Question

If \( \int_a^b x^3 dx = 0 \) and \( \int_a^b x^2 dx = \frac{2}{3} \), then find the values of \( a \) and \( b \).

Hint:

If \( \int_a^b f(x) dx = 0 \), check for symmetry of \( f(x) \).
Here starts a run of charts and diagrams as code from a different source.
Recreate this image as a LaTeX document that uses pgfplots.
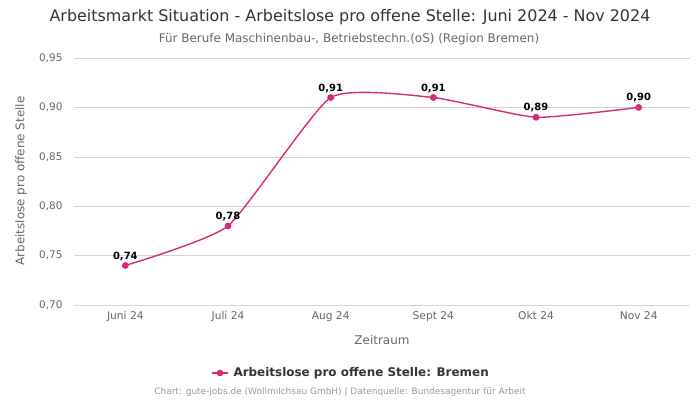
\documentclass[border=0pt]{standalone}
\usepackage{pgfplots}
\pgfplotsset{compat=1.18}
\usepackage{fontspec}
\setmainfont{DejaVu Sans}
\definecolor{linec}{RGB}{213,43,122}
\definecolor{titlec}{RGB}{51,51,51}
\definecolor{subc}{RGB}{102,102,102}
\definecolor{gridc}{RGB}{210,210,210}
\definecolor{axisc}{RGB}{204,214,235}
\definecolor{footc}{RGB}{153,153,153}
\begin{document}
\begin{tikzpicture}[x=1bp,y=1bp]
\path[use as bounding box] (0,0) rectangle (700,400);
\begin{axis}[
  at={(74bp,95bp)}, anchor=south west,
  scale only axis, width=616bp, height=247bp,
  xmin=-0.5, xmax=5.5, ymin=0.70, ymax=0.95,
  xtick={0,1,2,3,4,5},
  xticklabels={Juni 24,Juli 24,Aug 24,Sept 24,Okt 24,Nov 24},
  ytick={0.70,0.75,0.80,0.85,0.90,0.95},
  /pgf/number format/fixed,
  /pgf/number format/fixed zerofill,
  /pgf/number format/precision=2,
  /pgf/number format/use comma,
  /pgf/number format/assume math mode=true,
  yticklabel style={font=\fontsize{10.5}{13}\selectfont, text=subc, xshift=-8bp},
  xticklabel style={font=\fontsize{10.7}{13}\selectfont, text=subc, yshift=-3bp},
  ymajorgrids, grid style={gridc, line width=0.6pt},
  axis x line*=bottom, axis y line*=left,
  x axis line style={draw=axisc, line width=0.8pt, -},
  y axis line style={draw=none, -},
  major tick length=0pt,
  tick style={draw=none},
  clip=false,
]
\addplot[linec, line width=1.4pt, smooth, tension=0.3, mark=*, mark size=2.7pt, mark options={fill=linec, draw=linec},
  nodes near coords, point meta=explicit symbolic,
  every node near coord/.style={font=\bfseries\fontsize{10}{12}\selectfont, text=black, yshift=1pt}]
coordinates {(0,0.74)[0,74] (1,0.78)[0,78] (2,0.91)[0,91] (3,0.91)[0,91] (4,0.89)[0,89] (5,0.90)[0,90]};
\end{axis}
\node[font=\fontsize{16}{19}\selectfont, text=titlec] at (350,383) {Arbeitsmarkt Situation - Arbeitslose pro offene Stelle: Juni 2024 - Nov 2024};
\node[font=\fontsize{12}{14}\selectfont, text=subc] at (349,361) {Für Berufe Maschinenbau-, Betriebstechn.(oS) (Region Bremen)};
\node[font=\fontsize{12}{14}\selectfont, text=subc, rotate=90] at (21,219) {Arbeitslose pro offene Stelle};
\node[font=\fontsize{12}{14}\selectfont, text=subc] at (382,60) {Zeitraum};
\draw[linec, line width=1.6pt] (212,27) -- (228,27);
\fill[linec] (220,27) circle (3.3);
\node[font=\bfseries\fontsize{12}{14}\selectfont, text=titlec, anchor=west] at (230,27) {Arbeitslose pro offene Stelle: Bremen};
\node[font=\fontsize{9}{10}\selectfont, text=footc] at (340,8) {Chart: gute-jobs.de (Wollmilchsau GmbH) | Datenquelle: Bundesagentur für Arbeit};
\end{tikzpicture}
\end{document}
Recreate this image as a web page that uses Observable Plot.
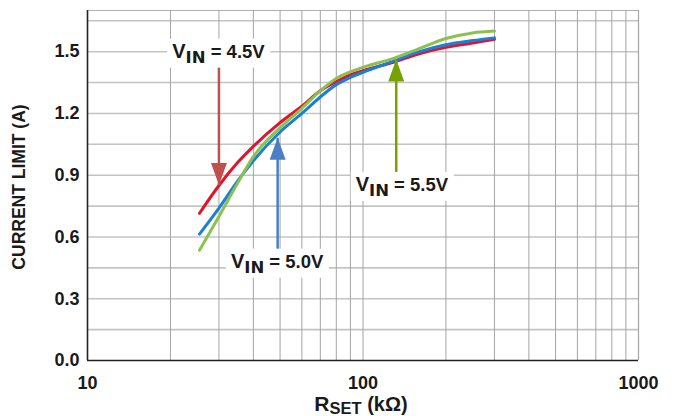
<!DOCTYPE html>
<html><head><meta charset="utf-8">
<script src="https://cdn.jsdelivr.net/npm/d3@7"></script>
<script src="https://cdn.jsdelivr.net/npm/@observablehq/plot@0.6"></script>
<style>
body{margin:0;background:#fff;} svg{overflow:visible}
#chart g[aria-label^="x-axis"], #chart g[aria-label^="y-axis"] { font-size: 18px; font-weight: bold; }
</style>
</head><body><div id="chart"></div>
<script>
// ---- data ----
const rset  = [25.5, 30, 35, 40, 50, 60, 70, 80, 90, 100, 130, 160, 200, 250, 300];
const vin45 = [0.715, 0.85, 0.96, 1.04, 1.155, 1.235, 1.31, 1.355, 1.388, 1.408, 1.45, 1.49, 1.521, 1.542, 1.56];
const vin50 = [0.614, 0.74, 0.87, 0.97, 1.11, 1.20, 1.28, 1.34, 1.375, 1.40, 1.455, 1.50, 1.534, 1.554, 1.567];
const vin55 = [0.536, 0.70, 0.86, 0.99, 1.13, 1.225, 1.31, 1.37, 1.402, 1.424, 1.469, 1.515, 1.564, 1.591, 1.60];
const seriesNames = ["4.5V", "5.0V", "5.5V"];
const lineColors  = ["#e0142c", "#1c7fd6", "#8cc152"];
const arrowColors = ["#c0504d", "#4a7fc4", "#76a100"];
const xTicks = [10, 100, 1000];
const xGrid  = [20, 30, 40, 50, 60, 70, 80, 90, 100, 200, 300, 400, 500, 600, 700, 800, 900];
const yTicks = [0, 0.3, 0.6, 0.9, 1.2, 1.5];
const yGrid  = [0.15, 0.3, 0.45, 0.6, 0.75, 0.9, 1.05, 1.2, 1.35, 1.5, 1.65];
// annotations: arrow x, arrow start y, arrow tip y, label x, label y
const annX      = [30, 49, 132];
const arrowFrom = [1.437, 0.535, 0.90];
const arrowTip  = [0.852, 1.082, 1.462];
const labelX    = [30, 49, 139];
const labelY    = [1.50, 0.48, 0.853];
const labelVals = ["4.5V", "5.0V", "5.5V"];

const lineData = [];
[vin45, vin50, vin55].forEach((vals, s) => {
  rset.forEach((x, i) => lineData.push({x, y: vals[i], s: seriesNames[s]}));
});
const arrows = annX.map((x, i) => ({x, y1: arrowFrom[i], y2: arrowTip[i], s: seriesNames[i], c: arrowColors[i]}));

const headDown = {draw(ctx) { ctx.moveTo(0, 0); ctx.lineTo(-8, -22); ctx.lineTo(8, -22); ctx.closePath(); }};
const headUp   = {draw(ctx) { ctx.moveTo(0, 0); ctx.lineTo(-8, 22); ctx.lineTo(8, 22); ctx.closePath(); }};

const chart = Plot.plot({
  width: 678, height: 416,
  marginLeft: 87, marginRight: 40, marginTop: 10, marginBottom: 56,
  style: {fontFamily: "'Liberation Sans', Arial, sans-serif", fontSize: "18px", fontWeight: "bold", color: "#1a1a1a", background: "#fff"},
  x: {type: "log", domain: [10, 1000], ticks: xTicks, tickFormat: d => String(d), tickSize: 0, tickPadding: 16, label: null},
  y: {domain: [0, 1.7], ticks: yTicks, tickFormat: d => d.toFixed(1), tickSize: 0, tickPadding: 8, label: null},
  color: {domain: seriesNames, range: lineColors},
  marks: [
    Plot.ruleY(yGrid, {stroke: "#c4c4c4", strokeWidth: 1.6}),
    Plot.ruleY([1.7], {stroke: "#b0b0b0", strokeWidth: 1.2}),
    Plot.ruleX(xGrid, {stroke: "#a4a4a4", strokeWidth: 1}),
    Plot.ruleX([1000], {stroke: "#a4a4a4", strokeWidth: 1.2}),
    Plot.ruleX([10], {stroke: "#222", strokeWidth: 1.6}),
    Plot.ruleY([0], {stroke: "#222", strokeWidth: 1.6}),
    Plot.line(lineData.filter(d => d.s === "4.5V"), {x: "x", y: "y", stroke: "s", strokeWidth: 3, curve: "monotone-x"}),
    Plot.line(lineData.filter(d => d.s === "5.0V"), {x: "x", y: "y", stroke: "s", strokeWidth: 3, curve: "monotone-x"}),
    Plot.line(lineData.filter(d => d.s === "5.5V"), {x: "x", y: "y", stroke: "s", strokeWidth: 3, curve: "monotone-x"}),
    Plot.link(arrows, {x1: "x", x2: "x", y1: "y1", y2: "y2", stroke: "c", strokeWidth: 2.5}),
    Plot.dot(arrows.filter(d => d.y2 < d.y1), {x: "x", y: "y2", fill: "c", stroke: null, symbol: headDown}),
    Plot.dot(arrows.filter(d => d.y2 > d.y1), {x: "x", y: "y2", fill: "c", stroke: null, symbol: headUp})
  ]
});
document.getElementById("chart").append(chart);

function px(name, v) {
  const s = chart.scale(name);
  if (s.apply) return s.apply(v);
  const f = (s.type === "log" ? d3.scaleLog() : d3.scaleLinear()).domain(s.domain).range(s.range);
  return f(v);
}

const svg = d3.select(chart);

// VIN labels with white boxes
labelX.forEach((lx, i) => {
  const g = svg.append("g");
  const cx = px("x", lx), cy = px("y", labelY[i]);
  const t = g.append("text").attr("x", cx).attr("y", cy + 6.5).attr("text-anchor", "middle")
    .style("white-space", "pre").attr("fill", "#1a1a1a").attr("font-weight", "bold");
  t.append("tspan").attr("font-family", "'Liberation Sans', Arial, sans-serif").attr("font-size", "20px").text("V");
  t.append("tspan").attr("font-family", "'DejaVu Sans', sans-serif").attr("font-size", "16.5px").attr("dy", 5).text("IN");
  t.append("tspan").attr("font-family", "'Liberation Sans', Arial, sans-serif").attr("font-size", "18.5px").attr("dy", -5).text(" = " + labelVals[i]);
  const bb = t.node().getBBox();
  g.insert("rect", "text").attr("x", bb.x - 5).attr("y", bb.y - 1).attr("width", bb.width + 10).attr("height", bb.height + 2).attr("fill", "#fff");
});

// y axis title
const yBottom = px("y", 0), yTopPx = px("y", 1.7);
svg.append("text").attr("transform", `translate(25,${(yBottom + yTopPx) / 2 + 2}) rotate(-90)`).attr("text-anchor", "middle")
  .attr("font-family", "'Liberation Sans', Arial, sans-serif").attr("font-size", "17.5px").attr("font-weight", "bold")
  .attr("fill", "#1a1a1a").text("CURRENT LIMIT (A)");

// x axis title with subscript
const xt = svg.append("text").attr("x", 361).attr("y", 411).attr("text-anchor", "middle").style("white-space", "pre")
  .attr("font-family", "'Liberation Sans', Arial, sans-serif").attr("font-weight", "bold").attr("fill", "#1a1a1a");
xt.append("tspan").attr("font-size", "21px").text("R");
xt.append("tspan").attr("font-size", "16.5px").attr("dy", 3).text("SET");
xt.append("tspan").attr("font-size", "20px").attr("dy", -3).text(" (kΩ)");
</script>
</body></html>
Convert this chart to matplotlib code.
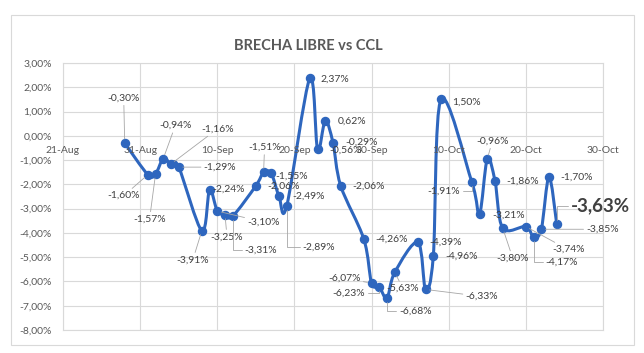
import numpy as np
import pandas as pd
import matplotlib
matplotlib.use("Agg")
import matplotlib.pyplot as plt
import matplotlib.dates as mdates
from matplotlib.path import Path
from matplotlib.patches import PathPatch, Rectangle

plt.rcParams['font.family'] = ['Lato', 'DejaVu Sans']

# data
fechas = ["2025-08-29",
          "2025-09-01", "2025-09-02", "2025-09-03", "2025-09-04", "2025-09-05",
          "2025-09-08", "2025-09-09", "2025-09-10", "2025-09-11", "2025-09-12",
          "2025-09-15", "2025-09-16", "2025-09-17", "2025-09-18", "2025-09-19",
          "2025-09-22", "2025-09-23", "2025-09-24", "2025-09-25", "2025-09-26",
          "2025-09-29", "2025-09-30", "2025-10-01", "2025-10-02", "2025-10-03",
          "2025-10-06", "2025-10-07", "2025-10-08", "2025-10-09",
          "2025-10-13", "2025-10-14", "2025-10-15", "2025-10-16", "2025-10-17",
          "2025-10-20", "2025-10-21", "2025-10-22", "2025-10-23", "2025-10-24"]
brecha = [-0.30,
          -1.60, -1.57, -0.94, -1.16, -1.29,
          -3.91, -2.24, -3.10, -3.25, -3.31,
          -2.06, -1.51, -1.55, -2.49, -2.89,
          2.37, -0.56, 0.62, -0.29, -2.06,
          -4.26, -6.07, -6.23, -6.68, -5.63,
          -4.39, -6.33, -4.96, 1.50,
          -1.91, -3.21, -0.96, -1.86, -3.80,
          -3.74, -4.17, -3.85, -1.70, -3.63]
x_ticks = ["2025-08-21", "2025-08-31", "2025-09-10", "2025-09-20",
           "2025-09-30", "2025-10-10", "2025-10-20", "2025-10-30"]
y_ticks = [3, 2, 1, 0, -1, -2, -3, -4, -5, -6, -7, -8]

# label placement: offset in pixels (dx, dy down), alignment, leader type
lab_pos = [(-1, -45, 'center', 'line'),
           (-24, 21, 'center', 'line'), (-6, 45, 'center', 'line'), (12, -33, 'center', 'line'),
           (30, -35, 'left', 'line'), (25, 0, 'left', 'line'),
           (-9, 29, 'center', 'line'), (3, -1, 'left', None), (30, 11, 'left', 'line'),
           (2, 22, 'center', 'line'), (12, 34, 'left', 'elbow'),
           (11, 0, 'left', None), (1, -25, 'center', 'line'), (4, 3, 'left', None),
           (13, 0, 'left', None), (16, 41, 'left', 'elbow'),
           (11, 1, 'left', None), (12, 1, 'left', None), (12, 0, 'left', None),
           (12, -1, 'left', None), (12, 0, 'left', None),
           (11, 0, 'left', None), (-11, -5, 'right', 'line'), (-14, 6, 'right', 'elbow'),
           (12, 13, 'left', 'elbow'), (-8, 16, 'left', 'line'),
           (11, 0, 'left', None), (40, 7, 'left', 'line'), (12, 0, 'left', None),
           (11, 3, 'left', None),
           (-12, 9, 'right', 'elbow'), (13, 1, 'left', None), (5, -18, 'center', 'line'),
           (11, 0, 'left', None), (10, 30, 'center', 'line'),
           (26, 23, 'left', 'line'), (12, 25, 'left', 'elbow'), (45, 0, 'left', 'line'),
           (11, 0, 'left', None), (14, -18, 'left', 'elbow')]

x = mdates.date2num(pd.to_datetime(fechas))
y = np.array(brecha)

fig = plt.figure(figsize=(6.44, 3.53), dpi=100)
fig.patches.append(Rectangle((11/644, 1-345/353), 623/644, 330/353, transform=fig.transFigure,
                             fill=False, edgecolor='#D9D9D9', lw=0.8))
ax = fig.add_axes([63/644, 1-330/353, 540/644, 267/353])

# smoothed line like excel (bezier through the points)
pts = np.column_stack([x, y])
ext = np.vstack([pts[0], pts, pts[-1]])
verts = [pts[0]]
codes = [Path.MOVETO]
for i in range(len(pts) - 1):
    p0, p1, p2, p3 = ext[i], ext[i+1], ext[i+2], ext[i+3]
    verts += [p1 + (p2 - p0) / 6, p2 - (p3 - p1) / 6, p2]
    codes += [Path.CURVE4] * 3
ax.add_patch(PathPatch(Path(verts, codes), fill=False, edgecolor='#2E66BE', lw=2.2,
                       capstyle='round', joinstyle='round', zorder=3))
ax.plot(x, y, 'o', color='#2E66BE', ms=5.8, zorder=4)

ax.set_xlim(mdates.date2num(pd.Timestamp(x_ticks[0])), mdates.date2num(pd.Timestamp(x_ticks[-1])))
ax.set_ylim(-8, 3)
ax.set_xticks(mdates.date2num(pd.to_datetime(x_ticks)))
ax.set_yticks(y_ticks)
ax.set_xticklabels([])
ax.set_yticklabels([f"{v:.2f}%".replace('.', ',') for v in y_ticks], fontsize=7.5, color='#595959')
ax.tick_params(length=0, pad=8)
ax.grid(True, color='#D9D9D9', lw=0.8)
for s in ax.spines.values():
    s.set_color('#D9D9D9')
    s.set_linewidth(0.8)

for d in x_ticks:
    ax.annotate(pd.Timestamp(d).strftime('%d-%b').lstrip('0'), (mdates.date2num(pd.Timestamp(d)), 0),
                xytext=(0, -15), textcoords='offset pixels', ha='center', va='center',
                fontsize=7.5, color='#595959', annotation_clip=False)

# data labels
for i, (xi, yi) in enumerate(zip(x, y)):
    dx, dy, ha, lead = lab_pos[i]
    txt = f"{yi:.2f}%".replace('.', ',')
    big = i == len(x) - 1
    arrow = None
    if lead == 'line':
        arrow = dict(arrowstyle='-', color='#A6A6A6', lw=0.6, shrinkA=0, shrinkB=3)
    elif lead == 'elbow':
        arrow = dict(arrowstyle='-', color='#A6A6A6', lw=0.6, shrinkA=0, shrinkB=3,
                     connectionstyle='angle,angleA=0,angleB=90,rad=0')
    ax.annotate(txt, (xi, yi), xytext=(dx, -dy), textcoords='offset pixels',
                ha=ha, va='center', fontsize=13.5 if big else 7.5,
                fontweight='bold' if big else 'normal',
                color='#404040', arrowprops=arrow, zorder=5, annotation_clip=False)

fig.text(308/644, 1-46/353, 'BRECHA LIBRE vs CCL', ha='center', va='center',
         fontsize=10.5, fontweight='bold', color='#595959')

fig.savefig('out.png', dpi=100)
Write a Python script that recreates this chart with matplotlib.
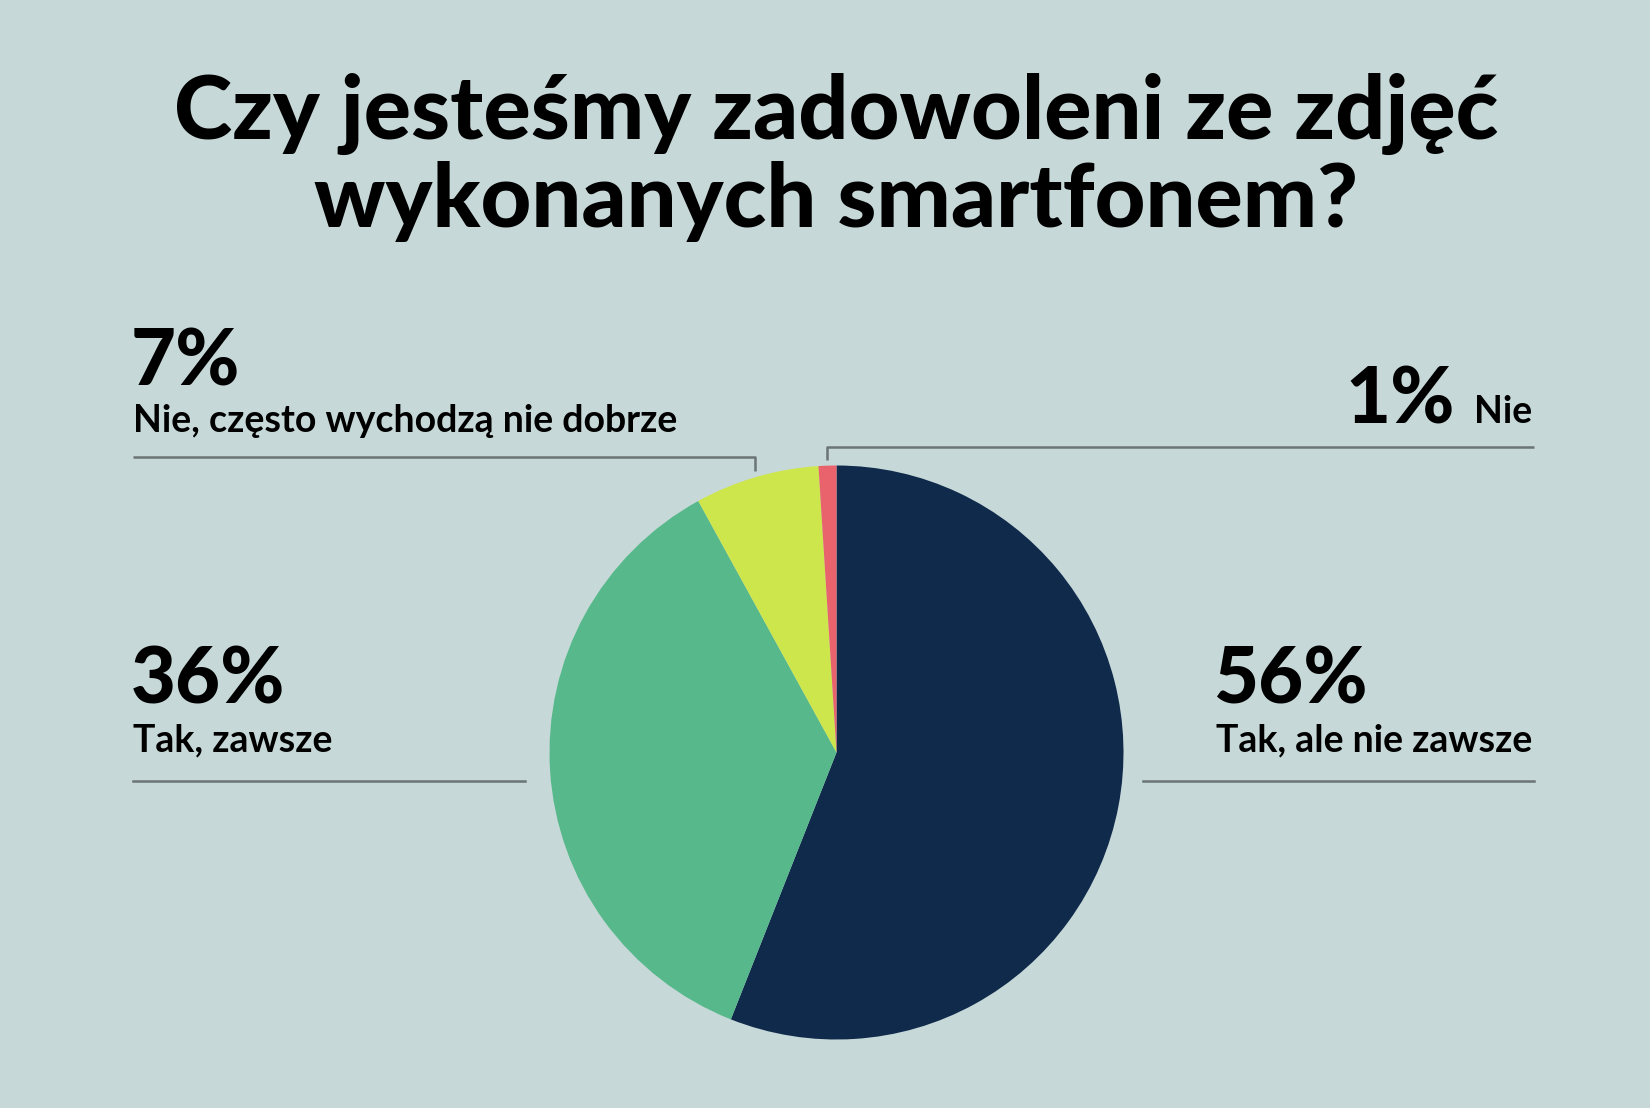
import numpy as np
import matplotlib
matplotlib.use('Agg')
import matplotlib.pyplot as plt

# data
labels = ['Tak, ale nie zawsze', 'Tak, zawsze', 'Nie, często wychodzą nie dobrze', 'Nie']
values = [56, 36, 7, 1]
colors = ['#0f2a4b', '#57b98b', '#cde64b', '#e8636b']
title_lines = ['Czy jesteśmy zadowoleni ze zdjęć', 'wykonanych smartfonem?']

W, H = 1650, 1108
bg = '#c7d8d8'
line_col = '#6b7575'
font = ['Lato', 'DejaVu Sans']

fig = plt.figure(figsize=(W / 100, H / 100), dpi=100, facecolor=bg)

# pie placement in pixels
cx, cy, r = 836.5, 752.5, 287
ax = fig.add_axes([(cx - r) / W, (H - cy - r) / H, 2 * r / W, 2 * r / H])
ax.pie(values, colors=colors, startangle=90, counterclock=False, radius=1,
       wedgeprops=dict(linewidth=0))
ax.set_xlim(-1, 1)
ax.set_ylim(-1, 1)
ax.set_aspect('equal')
ax.axis('off')

# overlay in pixel coords
ov = fig.add_axes([0, 0, 1, 1], facecolor='none')
ov.set_xlim(0, W)
ov.set_ylim(H, 0)
ov.axis('off')

for i, line in enumerate(title_lines):
    ov.text(836, 139 + i * 88, line, ha='center', va='baseline', fontsize=63.5,
            fontweight='black', family=font, color='black')

# mid angles of wedges
cum = np.cumsum([0] + values)
mids = [90 - 360 * (cum[i] + cum[i + 1]) / 2 / 100 for i in range(len(values))]

def edge(i, gap=6):
    a = np.deg2rad(mids[i])
    return cx + (r + gap) * np.cos(a), cy - (r + gap) * np.sin(a)

# 7% leader
x7, y7 = edge(2)
ov.plot([133, x7, x7], [457, 457, y7], color=line_col, lw=1.8, solid_capstyle='butt')
# 1% leader
x1, y1 = edge(3)
ov.plot([x1, x1, 1534], [y1, 447, 447], color=line_col, lw=1.8, solid_capstyle='butt')
# 36% and 56% lines
ov.plot([133, 525], [781, 781], color=line_col, lw=1.8)
ov.plot([1143, 1534], [781, 781], color=line_col, lw=1.8)

big = 56
small = 27
ov.text(131, 385, f'{values[2]}%', fontsize=big, fontweight='black', family=font, va='baseline')
ov.text(133, 432, labels[2], fontsize=small, fontweight='bold', family=font, va='baseline')

ov.text(131, 703, f'{values[1]}%', fontsize=big, fontweight='black', family=font, va='baseline')
ov.text(133, 751, labels[1], fontsize=small, fontweight='bold', family=font, va='baseline')

ov.text(1213, 703, f'{values[0]}%', fontsize=big, fontweight='black', family=font, va='baseline')
ov.text(1532, 751, labels[0], fontsize=small, fontweight='bold', family=font, va='baseline', ha='right')

ov.text(1532, 423, labels[3], fontsize=small, fontweight='bold', family=font, va='baseline', ha='right')
ov.text(1455, 423, f'{values[3]}%', fontsize=big, fontweight='black', family=font, va='baseline', ha='right')

fig.savefig('out.png', dpi=100, facecolor=bg)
Odd functions integrate to zero over symmetric limits.

Answer 1

Step 1: Evaluate the given integral. \[ \int_a^b x^3 dx = \left[ \frac{x^4}{4} \right]_a^b = 0. \] \[ \frac{b^4}{4} - \frac{a^4}{4} = 0. \] \[ b^4 = a^4. \] \[ b = -a \quad \text{(since \( b \neq a \))}. \] Step 2: Solve for \( a \) and \( b \). \[ \int_a^b x^2 dx = \left[ \frac{x^3}{3} \right]_a^b = \frac{2}{3}. \] Substituting \( b = -a \): \[ \frac{(-a)^3}{3} - \frac{a^3}{3} = \frac{2}{3}. \] \[ \frac{-a^3}{3} - \frac{a^3}{3} = \frac{2}{3}. \] \[ \frac{-2a^3}{3} = \frac{2}{3}. \] \[ -2a^3 = 2. \] \[ a^3 = -1. \] \[ a = -1, \quad b = 1. \] Final Answer: \( a = -1, b = 1 \).